Goal:
Reproduce this listing in full.

Material provided:
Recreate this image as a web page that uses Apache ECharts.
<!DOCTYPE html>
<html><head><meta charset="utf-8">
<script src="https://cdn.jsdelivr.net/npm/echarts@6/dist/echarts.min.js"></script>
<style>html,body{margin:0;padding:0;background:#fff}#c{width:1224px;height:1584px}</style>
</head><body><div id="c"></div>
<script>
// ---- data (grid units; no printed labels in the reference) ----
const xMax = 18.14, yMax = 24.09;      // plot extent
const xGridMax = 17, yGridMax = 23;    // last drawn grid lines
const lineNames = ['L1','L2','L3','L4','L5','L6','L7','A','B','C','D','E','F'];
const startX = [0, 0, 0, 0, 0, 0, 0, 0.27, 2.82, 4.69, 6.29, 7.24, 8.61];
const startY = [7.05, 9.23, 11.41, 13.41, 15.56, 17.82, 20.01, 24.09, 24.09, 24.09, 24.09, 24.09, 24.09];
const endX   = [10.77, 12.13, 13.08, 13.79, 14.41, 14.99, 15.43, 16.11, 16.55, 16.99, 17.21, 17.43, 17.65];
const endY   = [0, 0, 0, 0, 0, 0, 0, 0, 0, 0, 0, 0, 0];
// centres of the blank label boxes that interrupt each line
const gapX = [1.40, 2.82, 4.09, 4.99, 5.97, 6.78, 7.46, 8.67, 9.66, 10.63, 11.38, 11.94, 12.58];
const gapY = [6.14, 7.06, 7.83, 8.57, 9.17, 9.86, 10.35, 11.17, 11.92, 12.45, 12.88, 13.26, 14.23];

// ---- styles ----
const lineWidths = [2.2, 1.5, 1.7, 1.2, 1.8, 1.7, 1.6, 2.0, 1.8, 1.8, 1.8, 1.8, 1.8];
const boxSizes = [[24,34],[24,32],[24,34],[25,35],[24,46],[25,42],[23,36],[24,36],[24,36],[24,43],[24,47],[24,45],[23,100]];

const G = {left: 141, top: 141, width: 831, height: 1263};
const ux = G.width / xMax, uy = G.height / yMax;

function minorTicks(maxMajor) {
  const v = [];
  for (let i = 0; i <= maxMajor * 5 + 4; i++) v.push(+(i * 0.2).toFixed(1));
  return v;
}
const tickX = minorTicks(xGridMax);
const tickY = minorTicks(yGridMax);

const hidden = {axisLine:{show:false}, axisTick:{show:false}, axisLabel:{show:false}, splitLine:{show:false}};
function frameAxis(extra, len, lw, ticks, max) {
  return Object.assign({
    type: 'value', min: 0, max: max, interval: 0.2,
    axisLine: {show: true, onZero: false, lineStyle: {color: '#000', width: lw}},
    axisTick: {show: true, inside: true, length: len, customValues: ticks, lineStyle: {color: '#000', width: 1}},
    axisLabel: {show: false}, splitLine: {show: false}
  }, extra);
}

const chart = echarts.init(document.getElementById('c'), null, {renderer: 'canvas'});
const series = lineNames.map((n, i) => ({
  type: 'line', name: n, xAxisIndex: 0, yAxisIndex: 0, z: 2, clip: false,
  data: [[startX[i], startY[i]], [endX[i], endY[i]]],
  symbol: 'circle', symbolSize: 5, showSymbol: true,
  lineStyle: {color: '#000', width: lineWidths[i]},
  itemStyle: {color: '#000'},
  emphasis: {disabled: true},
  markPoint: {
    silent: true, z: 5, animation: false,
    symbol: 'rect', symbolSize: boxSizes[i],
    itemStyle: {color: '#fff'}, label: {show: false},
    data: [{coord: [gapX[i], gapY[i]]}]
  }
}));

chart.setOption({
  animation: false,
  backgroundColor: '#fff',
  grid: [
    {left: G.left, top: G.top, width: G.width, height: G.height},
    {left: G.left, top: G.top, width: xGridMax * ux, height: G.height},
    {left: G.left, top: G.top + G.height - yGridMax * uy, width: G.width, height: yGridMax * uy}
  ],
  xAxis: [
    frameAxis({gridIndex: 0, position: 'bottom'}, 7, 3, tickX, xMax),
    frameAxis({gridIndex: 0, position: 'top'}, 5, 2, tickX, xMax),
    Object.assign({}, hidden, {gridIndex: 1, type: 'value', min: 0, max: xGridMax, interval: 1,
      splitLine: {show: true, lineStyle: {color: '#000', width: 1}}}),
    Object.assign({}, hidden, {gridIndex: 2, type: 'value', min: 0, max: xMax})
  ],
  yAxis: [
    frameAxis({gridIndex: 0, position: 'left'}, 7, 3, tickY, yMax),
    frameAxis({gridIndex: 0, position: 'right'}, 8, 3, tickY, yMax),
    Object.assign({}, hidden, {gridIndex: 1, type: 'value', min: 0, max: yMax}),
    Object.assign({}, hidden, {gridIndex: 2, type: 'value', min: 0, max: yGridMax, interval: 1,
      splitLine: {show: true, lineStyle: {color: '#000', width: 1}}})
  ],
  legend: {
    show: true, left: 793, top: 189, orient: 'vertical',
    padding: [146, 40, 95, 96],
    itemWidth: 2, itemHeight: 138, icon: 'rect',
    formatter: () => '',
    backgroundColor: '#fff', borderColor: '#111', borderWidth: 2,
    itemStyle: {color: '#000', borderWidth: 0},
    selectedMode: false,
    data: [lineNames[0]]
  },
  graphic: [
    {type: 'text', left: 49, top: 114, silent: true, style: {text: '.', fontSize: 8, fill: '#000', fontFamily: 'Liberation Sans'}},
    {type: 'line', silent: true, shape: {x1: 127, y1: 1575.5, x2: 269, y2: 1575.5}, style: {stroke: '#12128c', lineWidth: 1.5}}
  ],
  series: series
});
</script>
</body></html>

Completed exercise:
Recreate this image as a web page that uses Apache ECharts.
<!DOCTYPE html>
<html><head><meta charset="utf-8">
<script src="https://cdn.jsdelivr.net/npm/echarts@6/dist/echarts.min.js"></script>
<style>html,body{margin:0;padding:0;background:#fff}#c{width:1224px;height:1584px}</style>
</head><body><div id="c"></div>
<script>
// ---- data (grid units; no printed labels in the reference) ----
const xMax = 18.14, yMax = 24.09;      // plot extent
const xGridMax = 17, yGridMax = 23;    // last drawn grid lines
const lineNames = ['L1','L2','L3','L4','L5','L6','L7','A','B','C','D','E','F'];
const startX = [0, 0, 0, 0, 0, 0, 0, 0.27, 2.82, 4.69, 6.29, 7.24, 8.61];
const startY = [7.05, 9.23, 11.41, 13.41, 15.56, 17.82, 20.01, 24.09, 24.09, 24.09, 24.09, 24.09, 24.09];
const endX   = [10.77, 12.13, 13.08, 13.79, 14.41, 14.99, 15.43, 16.11, 16.55, 16.99, 17.21, 17.43, 17.65];
const endY   = [0, 0, 0, 0, 0, 0, 0, 0, 0, 0, 0, 0, 0];
// centres of the blank label boxes that interrupt each line
const gapX = [1.40, 2.82, 4.09, 4.99, 5.97, 6.78, 7.46, 8.67, 9.66, 10.63, 11.38, 11.94, 12.58];
const gapY = [6.14, 7.06, 7.83, 8.57, 9.17, 9.86, 10.35, 11.17, 11.92, 12.45, 12.88, 13.26, 14.23];

// ---- styles ----
const lineWidths = [2.2, 1.5, 1.7, 1.2, 1.8, 1.7, 1.6, 2.0, 1.8, 1.8, 1.8, 1.8, 1.8];
const boxSizes = [[24,34],[24,32],[24,34],[25,35],[24,46],[25,42],[23,36],[24,36],[24,36],[24,43],[24,47],[24,45],[23,100]];

const G = {left: 141, top: 141, width: 831, height: 1263};
const ux = G.width / xMax, uy = G.height / yMax;

function minorTicks(maxMajor) {
  const v = [];
  for (let i = 0; i <= maxMajor * 5 + 4; i++) v.push(+(i * 0.2).toFixed(1));
  return v;
}
const tickX = minorTicks(xGridMax);
const tickY = minorTicks(yGridMax);

const hidden = {axisLine:{show:false}, axisTick:{show:false}, axisLabel:{show:false}, splitLine:{show:false}};
function frameAxis(extra, len, lw, ticks, max) {
  return Object.assign({
    type: 'value', min: 0, max: max, interval: 0.2,
    axisLine: {show: true, onZero: false, lineStyle: {color: '#000', width: lw}},
    axisTick: {show: true, inside: true, length: len, customValues: ticks, lineStyle: {color: '#000', width: 1}},
    axisLabel: {show: false}, splitLine: {show: false}
  }, extra);
}

const chart = echarts.init(document.getElementById('c'), null, {renderer: 'canvas'});
const series = lineNames.map((n, i) => ({
  type: 'line', name: n, xAxisIndex: 0, yAxisIndex: 0, z: 2, clip: false,
  data: [[startX[i], startY[i]], [endX[i], endY[i]]],
  symbol: 'circle', symbolSize: 5, showSymbol: true,
  lineStyle: {color: '#000', width: lineWidths[i]},
  itemStyle: {color: '#000'},
  emphasis: {disabled: true},
  markPoint: {
    silent: true, z: 5, animation: false,
    symbol: 'rect', symbolSize: boxSizes[i],
    itemStyle: {color: '#fff'}, label: {show: false},
    data: [{coord: [gapX[i], gapY[i]]}]
  }
}));

chart.setOption({
  animation: false,
  backgroundColor: '#fff',
  grid: [
    {left: G.left, top: G.top, width: G.width, height: G.height},
    {left: G.left, top: G.top, width: xGridMax * ux, height: G.height},
    {left: G.left, top: G.top + G.height - yGridMax * uy, width: G.width, height: yGridMax * uy}
  ],
  xAxis: [
    frameAxis({gridIndex: 0, position: 'bottom'}, 7, 3, tickX, xMax),
    frameAxis({gridIndex: 0, position: 'top'}, 5, 2, tickX, xMax),
    Object.assign({}, hidden, {gridIndex: 1, type: 'value', min: 0, max: xGridMax, interval: 1,
      splitLine: {show: true, lineStyle: {color: '#000', width: 1}}}),
    Object.assign({}, hidden, {gridIndex: 2, type: 'value', min: 0, max: xMax})
  ],
  yAxis: [
    frameAxis({gridIndex: 0, position: 'left'}, 7, 3, tickY, yMax),
    frameAxis({gridIndex: 0, position: 'right'}, 8, 3, tickY, yMax),
    Object.assign({}, hidden, {gridIndex: 1, type: 'value', min: 0, max: yMax}),
    Object.assign({}, hidden, {gridIndex: 2, type: 'value', min: 0, max: yGridMax, interval: 1,
      splitLine: {show: true, lineStyle: {color: '#000', width: 1}}})
  ],
  legend: {
    show: true, left: 793, top: 189, orient: 'vertical',
    padding: [146, 40, 95, 96],
    itemWidth: 2, itemHeight: 138, icon: 'rect',
    formatter: () => '',
    backgroundColor: '#fff', borderColor: '#111', borderWidth: 2,
    itemStyle: {color: '#000', borderWidth: 0},
    selectedMode: false,
    data: [lineNames[0]]
  },
  graphic: [
    {type: 'text', left: 49, top: 114, silent: true, style: {text: '.', fontSize: 8, fill: '#000', fontFamily: 'Liberation Sans'}},
    {type: 'line', silent: true, shape: {x1: 127, y1: 1575.5, x2: 269, y2: 1575.5}, style: {stroke: '#12128c', lineWidth: 1.5}}
  ],
  series: series
});
</script>
</body></html>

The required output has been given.